The Healing Garden was created by a committee of victims-survivors diocesan priests, and staff from the Office for the Protection of Children and Youth (OPCY) and approved by Francis Cardinal George, OMI. The garden of the Archdiocese of Chicago is intended to be a place that invites reconciliation, hope and healing, not only for survivors and their families, but also for the larger Catholic Church. It’s through the garden that many victims/survivors have been able to heal, learn and grow from the events they’ve suffered, freeing their spirits from fear, shame and judgement.
Since the garden’s dedication on June 9, 2011, the committee has hosted an annual Mass for Hope and Healing and annual pinwheel planting prayer service to support Child Abuse Prevention Month. Every year hundreds of children, high school students, teachers, clergy, and families attend the prayer service in the garden. In 2013, the Archdiocese of Chicago Office of Assistance Ministry, Black Catholics, Peace and Justice and Catholics for Non-Violence came together at the Healing Garden to seek solutions to violence using Gospel non-violence.
The Healing Garden will continue to support programs that call attention to healing for victims/survivors and their families, as well as those who promote child abuse prevention efforts.
You have the right to report your story, and we are here to help, listen and connect you to the right services. To ensure the best resources and investigation practices are engaged, we encourage all allegations concerning the abuse and/or neglect of minors be reported to the DCFS Hotline (1-800-25-ABUSE) and/or the local police department first before reaching out to the Office of the Protection of Children and Youth (OPCY). If you need to report historical abuse, please contact OPCY at 312.534.5254.
Pinwheels have existed for thousands of years. They are often seen as childhood toys and recognized as symbols of childhood innocence. The Chinese and other cultures have used the pinwheel as a symbol of turning from the old to the new, from bad luck to good fortune. The wind would turn the pinwheel, casting out the bad and replacing it with the good. During times of slavery, pinwheels were often woven into blankets symbolizing the hope of slaves to move from slavery to freedom. Most recently, pinwheels have been used in a worldwide movement to fight against child labor and to promote peace.
We gather with pinwheels to symbolize the innocence of youth and to express our desire that every child be safe wherever they are. All too often, many children and teens in our culture suffer abuse. Physical, verbal and sexual abuse can rob a child of their innocence and threaten their human dignity.

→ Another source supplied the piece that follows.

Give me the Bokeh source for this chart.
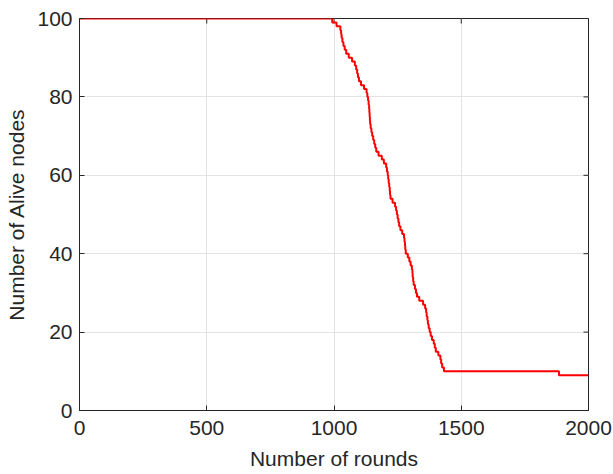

The pinwheels we planted symbolize all of those children who have been, or are at risk of, being hurt by adults in their life. We pray that, as the wind turns the pinwheels that our prayer, united with the free-flowing Spirit of God, will help reassure all children that we will support them in their healing. We promise to continue working to ensure that every child will be safe, loved and cared for in a way that affirms their dignity as a child made in the image and likeness of God.
It is the Spirit of God, often symbolized as a mighty yet gentle wind, that will help blow away the pain and the hurt, the fears and the tears of all children or teens who have been hurt by an adult. It is the Spirit of God, that mighty wind, that will move us to defend the dignity and protect the lives of all children and youth who God has entrusted to our care.